**MATERIAL PROVIDED:**
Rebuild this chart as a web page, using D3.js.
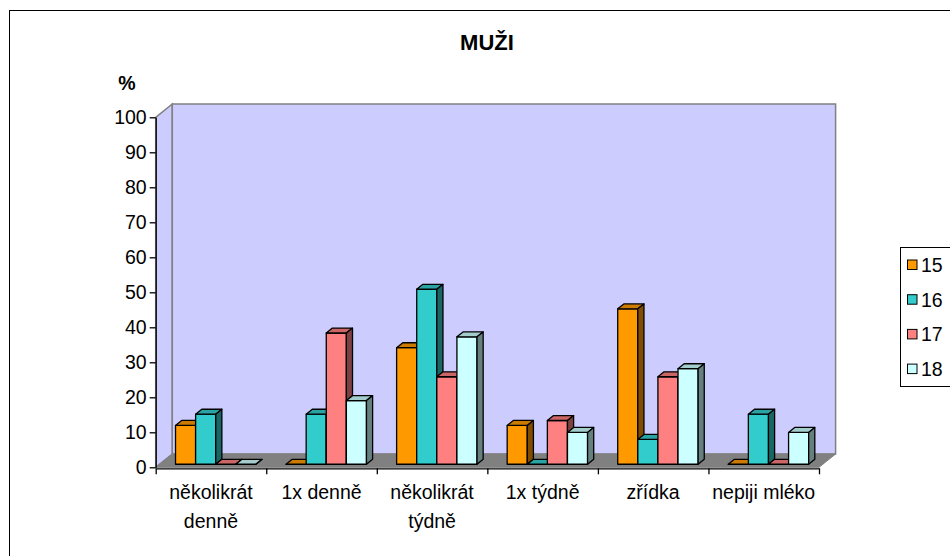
<!DOCTYPE html>
<html>
<head>
<meta charset="utf-8">
<script src="https://cdn.jsdelivr.net/npm/d3@7"></script>
<style>
  html, body { margin: 0; padding: 0; background: #fff; }
  svg { display: block; font-family: "Liberation Sans", Arial, sans-serif; }
</style>
</head>
<body>
<svg id="chart" width="950" height="556"></svg>
<script>
// Frequency of milk drinking among men, by age (percent)
const categories = ["několikrát denně", "1x denně", "několikrát týdně", "1x týdně", "zřídka", "nepiji mléko"];
const series = ["15", "16", "17", "18"];
const age15 = [11.1, 0, 33.3, 11.1, 44.4, 0];
const age16 = [14.3, 14.3, 50.0, 0, 7.1, 14.3];
const age17 = [0, 37.5, 25.0, 12.5, 25.0, 0];
const age18 = [0, 18.2, 36.4, 9.1, 27.3, 9.1];
const valueTicks = [0, 10, 20, 30, 40, 50, 60, 70, 80, 90, 100];
const colors = ["#FF9900", "#33CCCC", "#FF8080", "#CCFFFF"];

const values = [age15, age16, age17, age18];

const svg = d3.select("#chart");

// outer chart frame (runs past the right and bottom edges)
svg.append("rect")
  .attr("x", 9.5).attr("y", 10.5).attr("width", 1000).attr("height", 1000)
  .attr("fill", "#fff").attr("stroke", "#000").attr("stroke-width", 1);

// plot geometry
const y = d3.scaleLinear().domain([0, 100]).range([467.3, 117.3]);
const x = d3.scaleBand().domain(categories).range([155.7, 819]);
const xs = d3.scaleBand().domain(series).range([16, 96.4]);
const DX = 16.6, DY = 13.3;       // oblique depth offset of the walls
const D0 = 0.23, D1 = 0.6;        // bar depth span inside the floor

const p = (px, v, d) => [px + d * DX, y(v) - d * DY];
const poly = pts => "M" + pts.map(q => q.join(",")).join("L") + "Z";

const [xL, xR] = x.range();
const [y0, y100] = y.range();

// left wall
svg.append("path")
  .attr("d", poly([[xL, y100], p(xL, 100, 1), p(xL, 0, 1), [xL, y0]]))
  .attr("fill", "#CCCCFF").attr("stroke", "#808080").attr("stroke-width", 1.5);

// back wall
svg.append("path")
  .attr("d", poly([p(xL, 100, 1), p(xR, 100, 1), p(xR, 0, 1), p(xL, 0, 1)]))
  .attr("fill", "#CCCCFF").attr("stroke", "#808080").attr("stroke-width", 1.5);

// floor
svg.append("path")
  .attr("d", poly([[xL, y0], [xR, y0], p(xR, 0, 1), p(xL, 0, 1)]))
  .attr("fill", "#808080").attr("stroke", "#808080").attr("stroke-width", 1);

// bars, drawn left to right so later fronts cover earlier sides
const bars = svg.append("g").attr("stroke", "#000").attr("stroke-width", 1.3).attr("stroke-linejoin", "round");
categories.forEach((cat, ci) => {
  series.forEach((s, si) => {
    const v = values[si][ci];
    const x0 = x(cat) + xs(s);
    const x1 = x0 + xs.bandwidth();
    const c = d3.color(colors[si]);
    const shade = k => d3.rgb(c.r * k, c.g * k, c.b * k).formatHex();
    const g = bars.append("g");
    g.append("path")
      .attr("d", poly([p(x0, 0, D0), p(x1, 0, D0), p(x1, v, D0), p(x0, v, D0)]))
      .attr("fill", colors[si]);
    g.append("path")
      .attr("d", poly([p(x0, v, D0), p(x1, v, D0), p(x1, v, D1), p(x0, v, D1)]))
      .attr("fill", shade(0.8));
    g.append("path")
      .attr("d", poly([p(x1, 0, D0), p(x1, 0, D1), p(x1, v, D1), p(x1, v, D0)]))
      .attr("fill", shade(0.5));
  });
});

// value axis
const yAxis = svg.append("g")
  .attr("transform", `translate(${xL},0)`)
  .call(d3.axisLeft(y).tickValues(valueTicks).tickSize(6).tickPadding(3).tickSizeOuter(0));
yAxis.select(".domain").attr("stroke", "#000").attr("stroke-width", 1.3);
yAxis.selectAll(".tick line").attr("stroke", "#000").attr("stroke-width", 1.3);
yAxis.selectAll(".tick text")
  .attr("font-size", "19.5px").attr("fill", "#000")
  .attr("font-family", "Liberation Sans, Arial, sans-serif");

// category axis: ticks on band boundaries, labels centred in bands
const bounds = categories.map(c => x(c)).concat([xR]);
const xEdge = d3.scaleLinear().domain([xL, xR]).range([xL, xR]);
const xAxis = svg.append("g")
  .attr("transform", `translate(0,${y0 + 1})`)
  .call(d3.axisBottom(xEdge).tickValues(bounds).tickFormat("").tickSize(6).tickSizeOuter(0));
xAxis.select(".domain").attr("stroke", "#000").attr("stroke-width", 1.3);
xAxis.selectAll(".tick line").attr("stroke", "#000").attr("stroke-width", 1.3);

// wrapped category labels
const labels = svg.append("g")
  .attr("font-size", "19.5px").attr("fill", "#000").attr("text-anchor", "middle");
categories.forEach(cat => {
  const t = labels.append("text")
    .attr("x", x(cat) + x.bandwidth() / 2)
    .attr("y", y0 + 32);
  const words = cat.split(" ");
  let line = [];
  let lineNo = 0;
  let ts = t.append("tspan").attr("x", x(cat) + x.bandwidth() / 2).attr("dy", 0);
  words.forEach(w => {
    line.push(w);
    ts.text(line.join(" "));
    if (ts.node().getComputedTextLength() > x.bandwidth() - 4 && line.length > 1) {
      line.pop();
      ts.text(line.join(" "));
      line = [w];
      lineNo++;
      ts = t.append("tspan").attr("x", x(cat) + x.bandwidth() / 2).attr("dy", 29).text(w);
    }
  });
});

// title and unit
svg.append("text")
  .attr("x", 487).attr("y", 49.5)
  .attr("text-anchor", "middle")
  .attr("font-size", "22px").attr("font-weight", "bold")
  .text("MUŽI");
svg.append("text")
  .attr("x", 127).attr("y", 90)
  .attr("text-anchor", "middle")
  .attr("font-size", "19.5px").attr("font-weight", "bold")
  .text("%");

// legend
const legend = svg.append("g");
legend.append("rect")
  .attr("x", 900.5).attr("y", 247.5).attr("width", 100).attr("height", 139)
  .attr("fill", "#fff").attr("stroke", "#000").attr("stroke-width", 1);
series.forEach((s, i) => {
  const cy = 265 + i * 34.7;
  legend.append("rect")
    .attr("x", 907.5).attr("y", cy - 5).attr("width", 9.5).attr("height", 9.5)
    .attr("fill", colors[i]).attr("stroke", "#000").attr("stroke-width", 1);
  legend.append("text")
    .attr("x", 921).attr("y", cy + 7)
    .attr("font-size", "19.5px")
    .text(s);
});
</script>
</body>
</html>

**WRITTEN INSTRUCTION:** Print the complete listing exactly as it stands, without its pictures.

**SOLUTION BELOW:**
Rebuild this chart as a web page, using D3.js.
<!DOCTYPE html>
<html>
<head>
<meta charset="utf-8">
<script src="https://cdn.jsdelivr.net/npm/d3@7"></script>
<style>
  html, body { margin: 0; padding: 0; background: #fff; }
  svg { display: block; font-family: "Liberation Sans", Arial, sans-serif; }
</style>
</head>
<body>
<svg id="chart" width="950" height="556"></svg>
<script>
// Frequency of milk drinking among men, by age (percent)
const categories = ["několikrát denně", "1x denně", "několikrát týdně", "1x týdně", "zřídka", "nepiji mléko"];
const series = ["15", "16", "17", "18"];
const age15 = [11.1, 0, 33.3, 11.1, 44.4, 0];
const age16 = [14.3, 14.3, 50.0, 0, 7.1, 14.3];
const age17 = [0, 37.5, 25.0, 12.5, 25.0, 0];
const age18 = [0, 18.2, 36.4, 9.1, 27.3, 9.1];
const valueTicks = [0, 10, 20, 30, 40, 50, 60, 70, 80, 90, 100];
const colors = ["#FF9900", "#33CCCC", "#FF8080", "#CCFFFF"];

const values = [age15, age16, age17, age18];

const svg = d3.select("#chart");

// outer chart frame (runs past the right and bottom edges)
svg.append("rect")
  .attr("x", 9.5).attr("y", 10.5).attr("width", 1000).attr("height", 1000)
  .attr("fill", "#fff").attr("stroke", "#000").attr("stroke-width", 1);

// plot geometry
const y = d3.scaleLinear().domain([0, 100]).range([467.3, 117.3]);
const x = d3.scaleBand().domain(categories).range([155.7, 819]);
const xs = d3.scaleBand().domain(series).range([16, 96.4]);
const DX = 16.6, DY = 13.3;       // oblique depth offset of the walls
const D0 = 0.23, D1 = 0.6;        // bar depth span inside the floor

const p = (px, v, d) => [px + d * DX, y(v) - d * DY];
const poly = pts => "M" + pts.map(q => q.join(",")).join("L") + "Z";

const [xL, xR] = x.range();
const [y0, y100] = y.range();

// left wall
svg.append("path")
  .attr("d", poly([[xL, y100], p(xL, 100, 1), p(xL, 0, 1), [xL, y0]]))
  .attr("fill", "#CCCCFF").attr("stroke", "#808080").attr("stroke-width", 1.5);

// back wall
svg.append("path")
  .attr("d", poly([p(xL, 100, 1), p(xR, 100, 1), p(xR, 0, 1), p(xL, 0, 1)]))
  .attr("fill", "#CCCCFF").attr("stroke", "#808080").attr("stroke-width", 1.5);

// floor
svg.append("path")
  .attr("d", poly([[xL, y0], [xR, y0], p(xR, 0, 1), p(xL, 0, 1)]))
  .attr("fill", "#808080").attr("stroke", "#808080").attr("stroke-width", 1);

// bars, drawn left to right so later fronts cover earlier sides
const bars = svg.append("g").attr("stroke", "#000").attr("stroke-width", 1.3).attr("stroke-linejoin", "round");
categories.forEach((cat, ci) => {
  series.forEach((s, si) => {
    const v = values[si][ci];
    const x0 = x(cat) + xs(s);
    const x1 = x0 + xs.bandwidth();
    const c = d3.color(colors[si]);
    const shade = k => d3.rgb(c.r * k, c.g * k, c.b * k).formatHex();
    const g = bars.append("g");
    g.append("path")
      .attr("d", poly([p(x0, 0, D0), p(x1, 0, D0), p(x1, v, D0), p(x0, v, D0)]))
      .attr("fill", colors[si]);
    g.append("path")
      .attr("d", poly([p(x0, v, D0), p(x1, v, D0), p(x1, v, D1), p(x0, v, D1)]))
      .attr("fill", shade(0.8));
    g.append("path")
      .attr("d", poly([p(x1, 0, D0), p(x1, 0, D1), p(x1, v, D1), p(x1, v, D0)]))
      .attr("fill", shade(0.5));
  });
});

// value axis
const yAxis = svg.append("g")
  .attr("transform", `translate(${xL},0)`)
  .call(d3.axisLeft(y).tickValues(valueTicks).tickSize(6).tickPadding(3).tickSizeOuter(0));
yAxis.select(".domain").attr("stroke", "#000").attr("stroke-width", 1.3);
yAxis.selectAll(".tick line").attr("stroke", "#000").attr("stroke-width", 1.3);
yAxis.selectAll(".tick text")
  .attr("font-size", "19.5px").attr("fill", "#000")
  .attr("font-family", "Liberation Sans, Arial, sans-serif");

// category axis: ticks on band boundaries, labels centred in bands
const bounds = categories.map(c => x(c)).concat([xR]);
const xEdge = d3.scaleLinear().domain([xL, xR]).range([xL, xR]);
const xAxis = svg.append("g")
  .attr("transform", `translate(0,${y0 + 1})`)
  .call(d3.axisBottom(xEdge).tickValues(bounds).tickFormat("").tickSize(6).tickSizeOuter(0));
xAxis.select(".domain").attr("stroke", "#000").attr("stroke-width", 1.3);
xAxis.selectAll(".tick line").attr("stroke", "#000").attr("stroke-width", 1.3);

// wrapped category labels
const labels = svg.append("g")
  .attr("font-size", "19.5px").attr("fill", "#000").attr("text-anchor", "middle");
categories.forEach(cat => {
  const t = labels.append("text")
    .attr("x", x(cat) + x.bandwidth() / 2)
    .attr("y", y0 + 32);
  const words = cat.split(" ");
  let line = [];
  let lineNo = 0;
  let ts = t.append("tspan").attr("x", x(cat) + x.bandwidth() / 2).attr("dy", 0);
  words.forEach(w => {
    line.push(w);
    ts.text(line.join(" "));
    if (ts.node().getComputedTextLength() > x.bandwidth() - 4 && line.length > 1) {
      line.pop();
      ts.text(line.join(" "));
      line = [w];
      lineNo++;
      ts = t.append("tspan").attr("x", x(cat) + x.bandwidth() / 2).attr("dy", 29).text(w);
    }
  });
});

// title and unit
svg.append("text")
  .attr("x", 487).attr("y", 49.5)
  .attr("text-anchor", "middle")
  .attr("font-size", "22px").attr("font-weight", "bold")
  .text("MUŽI");
svg.append("text")
  .attr("x", 127).attr("y", 90)
  .attr("text-anchor", "middle")
  .attr("font-size", "19.5px").attr("font-weight", "bold")
  .text("%");

// legend
const legend = svg.append("g");
legend.append("rect")
  .attr("x", 900.5).attr("y", 247.5).attr("width", 100).attr("height", 139)
  .attr("fill", "#fff").attr("stroke", "#000").attr("stroke-width", 1);
series.forEach((s, i) => {
  const cy = 265 + i * 34.7;
  legend.append("rect")
    .attr("x", 907.5).attr("y", cy - 5).attr("width", 9.5).attr("height", 9.5)
    .attr("fill", colors[i]).attr("stroke", "#000").attr("stroke-width", 1);
  legend.append("text")
    .attr("x", 921).attr("y", cy + 7)
    .attr("font-size", "19.5px")
    .text(s);
});
</script>
</body>
</html>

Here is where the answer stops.